19 June 2014
The deadliest form of skin cancer, malignant melanoma, can't be prevented with sunscreen alone, recent research shows.
Researchers looked at how UV light affected mice who already had an increased risk of getting the cancer, in research published in Nature, a journal.
They showed that such light brings about faults in a gene (p53) which usually plays a part in protecting from the impact of UV-light caused DNA damage.
It was also found that sunscreen can bring down the amount of UV-caused DNA damage a lot - but does not protect against it totally and UV was still able to target the p53 gene and bring on melanoma, at a smaller rate.
"This research adds important evidence showing that sunscreen has a role, but that you shouldn’t just rely on this to protect your skin.
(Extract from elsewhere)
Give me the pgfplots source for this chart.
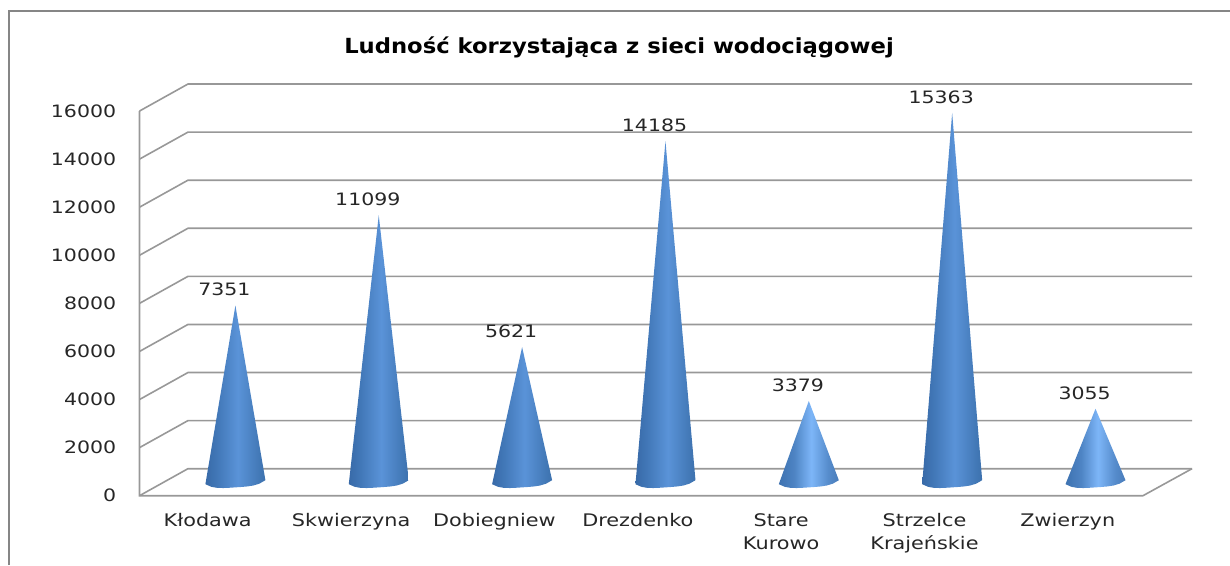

It’s essential to get into good sun safety habits, whether at home or abroad, and take care not to burn," commented Cancer Research UK head of health information Dr Julie Sharp.
In strong sun, she advised people to wear a t shirt, spend time in shade and wear SPF15 or higher sunscreen with good protection from UVA.
The public have been told through health campaigns to use clothing and shade for protection and use sunscreen on parts that can't be covered up.
The new research was the work of scientists at Cancer Research UK’s Manchester Institute and Institute of Cancer Research in London.